:: Exercise ::
Reproduce the material in full, exactly as written.

:: Data shown ::
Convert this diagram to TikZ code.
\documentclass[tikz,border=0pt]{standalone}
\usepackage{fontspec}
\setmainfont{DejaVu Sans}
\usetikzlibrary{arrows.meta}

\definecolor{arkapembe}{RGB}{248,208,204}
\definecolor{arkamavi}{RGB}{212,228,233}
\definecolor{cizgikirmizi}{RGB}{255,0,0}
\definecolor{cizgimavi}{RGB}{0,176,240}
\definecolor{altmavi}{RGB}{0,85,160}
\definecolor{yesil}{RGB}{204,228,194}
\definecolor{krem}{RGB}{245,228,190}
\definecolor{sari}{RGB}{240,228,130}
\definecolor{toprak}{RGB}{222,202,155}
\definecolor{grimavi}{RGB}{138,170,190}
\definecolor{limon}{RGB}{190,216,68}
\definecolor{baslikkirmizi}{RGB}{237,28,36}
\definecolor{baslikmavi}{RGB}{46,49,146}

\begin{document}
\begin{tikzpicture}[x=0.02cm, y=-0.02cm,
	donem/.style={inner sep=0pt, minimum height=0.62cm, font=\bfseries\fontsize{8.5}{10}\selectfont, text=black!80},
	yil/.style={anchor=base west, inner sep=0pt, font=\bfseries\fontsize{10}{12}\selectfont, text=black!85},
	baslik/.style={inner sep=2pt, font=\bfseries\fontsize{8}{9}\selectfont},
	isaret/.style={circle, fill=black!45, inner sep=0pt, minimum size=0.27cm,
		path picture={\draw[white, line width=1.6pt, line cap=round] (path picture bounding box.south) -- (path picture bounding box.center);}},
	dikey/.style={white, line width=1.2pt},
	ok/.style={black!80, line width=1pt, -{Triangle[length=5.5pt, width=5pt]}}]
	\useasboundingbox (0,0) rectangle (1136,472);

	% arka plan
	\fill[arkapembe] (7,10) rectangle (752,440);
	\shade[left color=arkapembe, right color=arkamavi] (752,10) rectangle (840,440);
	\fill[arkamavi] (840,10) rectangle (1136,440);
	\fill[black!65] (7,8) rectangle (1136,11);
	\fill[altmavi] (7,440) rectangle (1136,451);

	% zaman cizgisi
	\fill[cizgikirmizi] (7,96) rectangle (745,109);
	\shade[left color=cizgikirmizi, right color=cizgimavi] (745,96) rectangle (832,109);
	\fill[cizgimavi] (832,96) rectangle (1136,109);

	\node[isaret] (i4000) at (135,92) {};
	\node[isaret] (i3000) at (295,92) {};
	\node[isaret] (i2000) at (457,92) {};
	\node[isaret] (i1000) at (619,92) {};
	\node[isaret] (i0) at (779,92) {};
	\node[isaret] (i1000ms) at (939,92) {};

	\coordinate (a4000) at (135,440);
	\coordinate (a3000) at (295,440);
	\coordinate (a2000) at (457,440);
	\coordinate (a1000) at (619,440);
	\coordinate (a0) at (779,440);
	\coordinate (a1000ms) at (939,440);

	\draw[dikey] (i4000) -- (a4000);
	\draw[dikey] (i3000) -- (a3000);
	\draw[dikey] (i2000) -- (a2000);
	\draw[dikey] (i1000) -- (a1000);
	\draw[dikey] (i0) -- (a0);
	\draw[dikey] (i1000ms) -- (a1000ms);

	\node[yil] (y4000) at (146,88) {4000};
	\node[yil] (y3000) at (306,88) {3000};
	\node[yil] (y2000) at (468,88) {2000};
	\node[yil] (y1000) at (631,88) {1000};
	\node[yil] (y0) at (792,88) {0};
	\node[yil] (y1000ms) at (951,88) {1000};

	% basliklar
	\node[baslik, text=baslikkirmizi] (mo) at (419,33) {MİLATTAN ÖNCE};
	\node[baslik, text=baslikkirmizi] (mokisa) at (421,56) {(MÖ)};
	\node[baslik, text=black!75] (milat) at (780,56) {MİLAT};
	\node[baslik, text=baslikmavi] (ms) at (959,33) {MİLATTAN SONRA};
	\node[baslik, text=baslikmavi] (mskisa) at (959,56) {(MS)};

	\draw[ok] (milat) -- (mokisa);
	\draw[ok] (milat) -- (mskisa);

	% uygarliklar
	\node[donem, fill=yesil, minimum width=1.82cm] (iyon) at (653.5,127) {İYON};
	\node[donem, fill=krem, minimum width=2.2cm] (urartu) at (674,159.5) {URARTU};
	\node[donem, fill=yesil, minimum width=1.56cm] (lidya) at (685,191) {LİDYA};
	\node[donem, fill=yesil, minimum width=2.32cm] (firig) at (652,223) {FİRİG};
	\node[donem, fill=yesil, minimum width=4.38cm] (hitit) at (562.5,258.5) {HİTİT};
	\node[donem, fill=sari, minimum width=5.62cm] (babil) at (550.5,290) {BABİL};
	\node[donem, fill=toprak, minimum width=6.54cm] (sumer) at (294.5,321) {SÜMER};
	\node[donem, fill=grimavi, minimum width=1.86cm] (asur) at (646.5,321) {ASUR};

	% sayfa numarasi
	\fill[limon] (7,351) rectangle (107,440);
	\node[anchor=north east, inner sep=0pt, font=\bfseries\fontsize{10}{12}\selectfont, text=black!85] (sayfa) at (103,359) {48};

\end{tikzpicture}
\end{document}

:: Full answer ::
Convert this diagram to TikZ code.
\documentclass[tikz,border=0pt]{standalone}
\usepackage{fontspec}
\setmainfont{DejaVu Sans}
\usetikzlibrary{arrows.meta}

\definecolor{arkapembe}{RGB}{248,208,204}
\definecolor{arkamavi}{RGB}{212,228,233}
\definecolor{cizgikirmizi}{RGB}{255,0,0}
\definecolor{cizgimavi}{RGB}{0,176,240}
\definecolor{altmavi}{RGB}{0,85,160}
\definecolor{yesil}{RGB}{204,228,194}
\definecolor{krem}{RGB}{245,228,190}
\definecolor{sari}{RGB}{240,228,130}
\definecolor{toprak}{RGB}{222,202,155}
\definecolor{grimavi}{RGB}{138,170,190}
\definecolor{limon}{RGB}{190,216,68}
\definecolor{baslikkirmizi}{RGB}{237,28,36}
\definecolor{baslikmavi}{RGB}{46,49,146}

\begin{document}
\begin{tikzpicture}[x=0.02cm, y=-0.02cm,
	donem/.style={inner sep=0pt, minimum height=0.62cm, font=\bfseries\fontsize{8.5}{10}\selectfont, text=black!80},
	yil/.style={anchor=base west, inner sep=0pt, font=\bfseries\fontsize{10}{12}\selectfont, text=black!85},
	baslik/.style={inner sep=2pt, font=\bfseries\fontsize{8}{9}\selectfont},
	isaret/.style={circle, fill=black!45, inner sep=0pt, minimum size=0.27cm,
		path picture={\draw[white, line width=1.6pt, line cap=round] (path picture bounding box.south) -- (path picture bounding box.center);}},
	dikey/.style={white, line width=1.2pt},
	ok/.style={black!80, line width=1pt, -{Triangle[length=5.5pt, width=5pt]}}]
	\useasboundingbox (0,0) rectangle (1136,472);

	% arka plan
	\fill[arkapembe] (7,10) rectangle (752,440);
	\shade[left color=arkapembe, right color=arkamavi] (752,10) rectangle (840,440);
	\fill[arkamavi] (840,10) rectangle (1136,440);
	\fill[black!65] (7,8) rectangle (1136,11);
	\fill[altmavi] (7,440) rectangle (1136,451);

	% zaman cizgisi
	\fill[cizgikirmizi] (7,96) rectangle (745,109);
	\shade[left color=cizgikirmizi, right color=cizgimavi] (745,96) rectangle (832,109);
	\fill[cizgimavi] (832,96) rectangle (1136,109);

	\node[isaret] (i4000) at (135,92) {};
	\node[isaret] (i3000) at (295,92) {};
	\node[isaret] (i2000) at (457,92) {};
	\node[isaret] (i1000) at (619,92) {};
	\node[isaret] (i0) at (779,92) {};
	\node[isaret] (i1000ms) at (939,92) {};

	\coordinate (a4000) at (135,440);
	\coordinate (a3000) at (295,440);
	\coordinate (a2000) at (457,440);
	\coordinate (a1000) at (619,440);
	\coordinate (a0) at (779,440);
	\coordinate (a1000ms) at (939,440);

	\draw[dikey] (i4000) -- (a4000);
	\draw[dikey] (i3000) -- (a3000);
	\draw[dikey] (i2000) -- (a2000);
	\draw[dikey] (i1000) -- (a1000);
	\draw[dikey] (i0) -- (a0);
	\draw[dikey] (i1000ms) -- (a1000ms);

	\node[yil] (y4000) at (146,88) {4000};
	\node[yil] (y3000) at (306,88) {3000};
	\node[yil] (y2000) at (468,88) {2000};
	\node[yil] (y1000) at (631,88) {1000};
	\node[yil] (y0) at (792,88) {0};
	\node[yil] (y1000ms) at (951,88) {1000};

	% basliklar
	\node[baslik, text=baslikkirmizi] (mo) at (419,33) {MİLATTAN ÖNCE};
	\node[baslik, text=baslikkirmizi] (mokisa) at (421,56) {(MÖ)};
	\node[baslik, text=black!75] (milat) at (780,56) {MİLAT};
	\node[baslik, text=baslikmavi] (ms) at (959,33) {MİLATTAN SONRA};
	\node[baslik, text=baslikmavi] (mskisa) at (959,56) {(MS)};

	\draw[ok] (milat) -- (mokisa);
	\draw[ok] (milat) -- (mskisa);

	% uygarliklar
	\node[donem, fill=yesil, minimum width=1.82cm] (iyon) at (653.5,127) {İYON};
	\node[donem, fill=krem, minimum width=2.2cm] (urartu) at (674,159.5) {URARTU};
	\node[donem, fill=yesil, minimum width=1.56cm] (lidya) at (685,191) {LİDYA};
	\node[donem, fill=yesil, minimum width=2.32cm] (firig) at (652,223) {FİRİG};
	\node[donem, fill=yesil, minimum width=4.38cm] (hitit) at (562.5,258.5) {HİTİT};
	\node[donem, fill=sari, minimum width=5.62cm] (babil) at (550.5,290) {BABİL};
	\node[donem, fill=toprak, minimum width=6.54cm] (sumer) at (294.5,321) {SÜMER};
	\node[donem, fill=grimavi, minimum width=1.86cm] (asur) at (646.5,321) {ASUR};

	% sayfa numarasi
	\fill[limon] (7,351) rectangle (107,440);
	\node[anchor=north east, inner sep=0pt, font=\bfseries\fontsize{10}{12}\selectfont, text=black!85] (sayfa) at (103,359) {48};

\end{tikzpicture}
\end{document}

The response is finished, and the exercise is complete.